### Given problem
Return the listing below unchanged, minus its pictures.

### Data extracted from a collection
◆ ◆ ◆
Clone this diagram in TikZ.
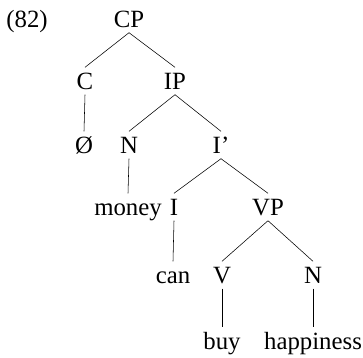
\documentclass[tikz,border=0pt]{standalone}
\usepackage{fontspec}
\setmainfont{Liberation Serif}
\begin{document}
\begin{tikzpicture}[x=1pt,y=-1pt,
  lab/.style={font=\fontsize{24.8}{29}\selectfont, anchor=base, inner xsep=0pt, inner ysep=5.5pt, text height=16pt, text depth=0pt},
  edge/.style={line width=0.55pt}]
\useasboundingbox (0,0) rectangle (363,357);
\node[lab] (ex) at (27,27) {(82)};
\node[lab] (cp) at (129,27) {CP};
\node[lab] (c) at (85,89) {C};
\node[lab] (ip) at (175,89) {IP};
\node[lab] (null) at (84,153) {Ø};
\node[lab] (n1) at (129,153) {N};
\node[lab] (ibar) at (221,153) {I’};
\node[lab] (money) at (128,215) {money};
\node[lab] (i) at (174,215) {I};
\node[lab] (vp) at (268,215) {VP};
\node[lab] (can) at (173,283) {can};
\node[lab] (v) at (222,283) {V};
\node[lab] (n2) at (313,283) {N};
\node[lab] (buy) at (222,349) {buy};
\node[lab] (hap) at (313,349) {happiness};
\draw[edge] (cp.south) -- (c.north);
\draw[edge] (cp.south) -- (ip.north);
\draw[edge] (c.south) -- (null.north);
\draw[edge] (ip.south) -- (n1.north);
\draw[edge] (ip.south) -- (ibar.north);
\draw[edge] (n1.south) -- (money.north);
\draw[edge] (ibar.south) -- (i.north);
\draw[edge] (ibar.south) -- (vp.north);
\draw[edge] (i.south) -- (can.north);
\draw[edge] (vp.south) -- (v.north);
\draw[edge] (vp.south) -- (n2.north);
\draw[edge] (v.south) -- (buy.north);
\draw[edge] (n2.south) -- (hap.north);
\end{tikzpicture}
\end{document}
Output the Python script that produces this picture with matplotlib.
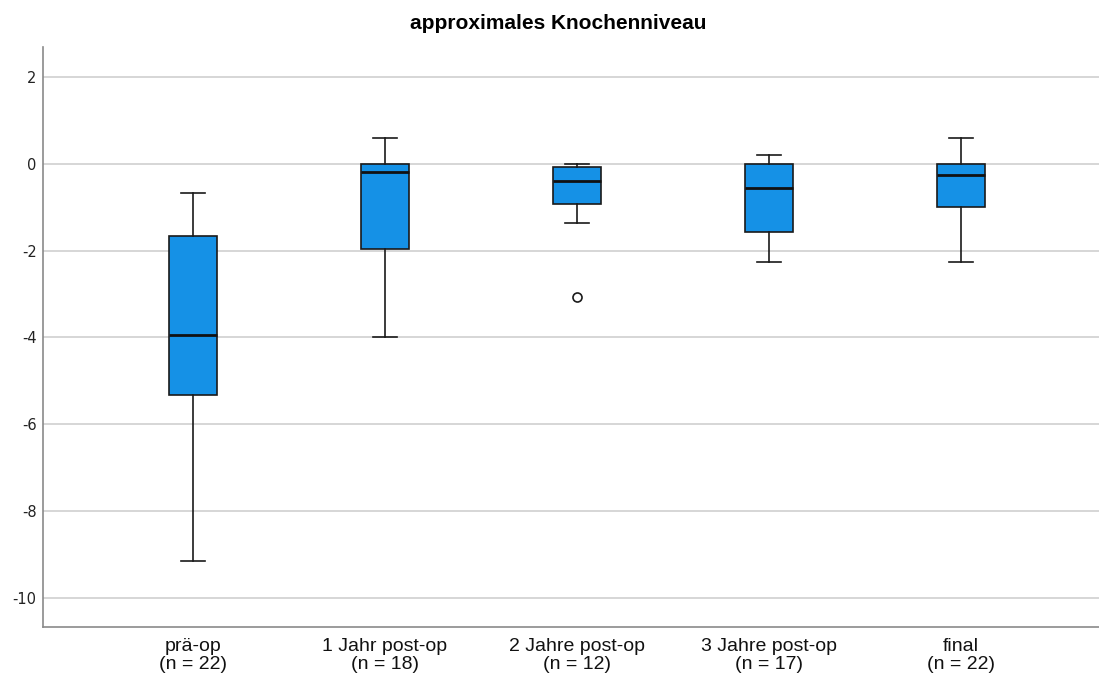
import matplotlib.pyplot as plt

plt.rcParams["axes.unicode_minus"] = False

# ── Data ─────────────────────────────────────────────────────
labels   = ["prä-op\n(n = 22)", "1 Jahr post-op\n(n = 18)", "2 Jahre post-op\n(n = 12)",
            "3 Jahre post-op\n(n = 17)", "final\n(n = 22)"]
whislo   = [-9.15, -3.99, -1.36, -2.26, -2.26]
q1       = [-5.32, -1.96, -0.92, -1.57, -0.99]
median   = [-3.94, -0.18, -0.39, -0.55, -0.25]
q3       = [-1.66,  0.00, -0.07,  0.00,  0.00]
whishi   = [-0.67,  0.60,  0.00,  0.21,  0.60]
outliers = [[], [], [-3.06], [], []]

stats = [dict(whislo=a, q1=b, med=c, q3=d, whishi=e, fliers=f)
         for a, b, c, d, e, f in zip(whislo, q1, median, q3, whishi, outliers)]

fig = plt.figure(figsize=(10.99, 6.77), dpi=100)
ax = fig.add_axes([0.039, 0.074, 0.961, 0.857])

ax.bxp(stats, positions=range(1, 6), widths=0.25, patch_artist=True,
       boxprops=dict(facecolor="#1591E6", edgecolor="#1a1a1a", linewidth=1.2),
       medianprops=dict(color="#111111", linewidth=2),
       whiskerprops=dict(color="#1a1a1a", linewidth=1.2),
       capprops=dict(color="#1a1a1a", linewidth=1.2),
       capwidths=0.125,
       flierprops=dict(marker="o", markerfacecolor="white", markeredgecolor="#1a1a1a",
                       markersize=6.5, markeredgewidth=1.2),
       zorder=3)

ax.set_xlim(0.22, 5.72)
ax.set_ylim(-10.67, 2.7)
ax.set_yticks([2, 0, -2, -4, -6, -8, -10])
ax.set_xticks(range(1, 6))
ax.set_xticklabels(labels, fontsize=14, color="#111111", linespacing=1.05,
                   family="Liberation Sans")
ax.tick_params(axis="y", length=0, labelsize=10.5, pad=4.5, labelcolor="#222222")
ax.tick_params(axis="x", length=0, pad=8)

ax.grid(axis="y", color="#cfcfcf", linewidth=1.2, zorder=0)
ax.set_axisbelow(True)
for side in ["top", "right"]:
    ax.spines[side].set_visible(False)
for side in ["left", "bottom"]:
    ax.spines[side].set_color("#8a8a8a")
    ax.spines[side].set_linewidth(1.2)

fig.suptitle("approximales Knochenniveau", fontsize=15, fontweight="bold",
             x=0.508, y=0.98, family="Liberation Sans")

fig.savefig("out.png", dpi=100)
◆ ◆ ◆
### Final result
Clone this diagram in TikZ.
\documentclass[tikz,border=0pt]{standalone}
\usepackage{fontspec}
\setmainfont{Liberation Serif}
\begin{document}
\begin{tikzpicture}[x=1pt,y=-1pt,
  lab/.style={font=\fontsize{24.8}{29}\selectfont, anchor=base, inner xsep=0pt, inner ysep=5.5pt, text height=16pt, text depth=0pt},
  edge/.style={line width=0.55pt}]
\useasboundingbox (0,0) rectangle (363,357);
\node[lab] (ex) at (27,27) {(82)};
\node[lab] (cp) at (129,27) {CP};
\node[lab] (c) at (85,89) {C};
\node[lab] (ip) at (175,89) {IP};
\node[lab] (null) at (84,153) {Ø};
\node[lab] (n1) at (129,153) {N};
\node[lab] (ibar) at (221,153) {I’};
\node[lab] (money) at (128,215) {money};
\node[lab] (i) at (174,215) {I};
\node[lab] (vp) at (268,215) {VP};
\node[lab] (can) at (173,283) {can};
\node[lab] (v) at (222,283) {V};
\node[lab] (n2) at (313,283) {N};
\node[lab] (buy) at (222,349) {buy};
\node[lab] (hap) at (313,349) {happiness};
\draw[edge] (cp.south) -- (c.north);
\draw[edge] (cp.south) -- (ip.north);
\draw[edge] (c.south) -- (null.north);
\draw[edge] (ip.south) -- (n1.north);
\draw[edge] (ip.south) -- (ibar.north);
\draw[edge] (n1.south) -- (money.north);
\draw[edge] (ibar.south) -- (i.north);
\draw[edge] (ibar.south) -- (vp.north);
\draw[edge] (i.south) -- (can.north);
\draw[edge] (vp.south) -- (v.north);
\draw[edge] (vp.south) -- (n2.north);
\draw[edge] (v.south) -- (buy.north);
\draw[edge] (n2.south) -- (hap.north);
\end{tikzpicture}
\end{document}
Output the Python script that produces this picture with matplotlib.
import matplotlib.pyplot as plt

plt.rcParams["axes.unicode_minus"] = False

# ── Data ─────────────────────────────────────────────────────
labels   = ["prä-op\n(n = 22)", "1 Jahr post-op\n(n = 18)", "2 Jahre post-op\n(n = 12)",
            "3 Jahre post-op\n(n = 17)", "final\n(n = 22)"]
whislo   = [-9.15, -3.99, -1.36, -2.26, -2.26]
q1       = [-5.32, -1.96, -0.92, -1.57, -0.99]
median   = [-3.94, -0.18, -0.39, -0.55, -0.25]
q3       = [-1.66,  0.00, -0.07,  0.00,  0.00]
whishi   = [-0.67,  0.60,  0.00,  0.21,  0.60]
outliers = [[], [], [-3.06], [], []]

stats = [dict(whislo=a, q1=b, med=c, q3=d, whishi=e, fliers=f)
         for a, b, c, d, e, f in zip(whislo, q1, median, q3, whishi, outliers)]

fig = plt.figure(figsize=(10.99, 6.77), dpi=100)
ax = fig.add_axes([0.039, 0.074, 0.961, 0.857])

ax.bxp(stats, positions=range(1, 6), widths=0.25, patch_artist=True,
       boxprops=dict(facecolor="#1591E6", edgecolor="#1a1a1a", linewidth=1.2),
       medianprops=dict(color="#111111", linewidth=2),
       whiskerprops=dict(color="#1a1a1a", linewidth=1.2),
       capprops=dict(color="#1a1a1a", linewidth=1.2),
       capwidths=0.125,
       flierprops=dict(marker="o", markerfacecolor="white", markeredgecolor="#1a1a1a",
                       markersize=6.5, markeredgewidth=1.2),
       zorder=3)

ax.set_xlim(0.22, 5.72)
ax.set_ylim(-10.67, 2.7)
ax.set_yticks([2, 0, -2, -4, -6, -8, -10])
ax.set_xticks(range(1, 6))
ax.set_xticklabels(labels, fontsize=14, color="#111111", linespacing=1.05,
                   family="Liberation Sans")
ax.tick_params(axis="y", length=0, labelsize=10.5, pad=4.5, labelcolor="#222222")
ax.tick_params(axis="x", length=0, pad=8)

ax.grid(axis="y", color="#cfcfcf", linewidth=1.2, zorder=0)
ax.set_axisbelow(True)
for side in ["top", "right"]:
    ax.spines[side].set_visible(False)
for side in ["left", "bottom"]:
    ax.spines[side].set_color("#8a8a8a")
    ax.spines[side].set_linewidth(1.2)

fig.suptitle("approximales Knochenniveau", fontsize=15, fontweight="bold",
             x=0.508, y=0.98, family="Liberation Sans")

fig.savefig("out.png", dpi=100)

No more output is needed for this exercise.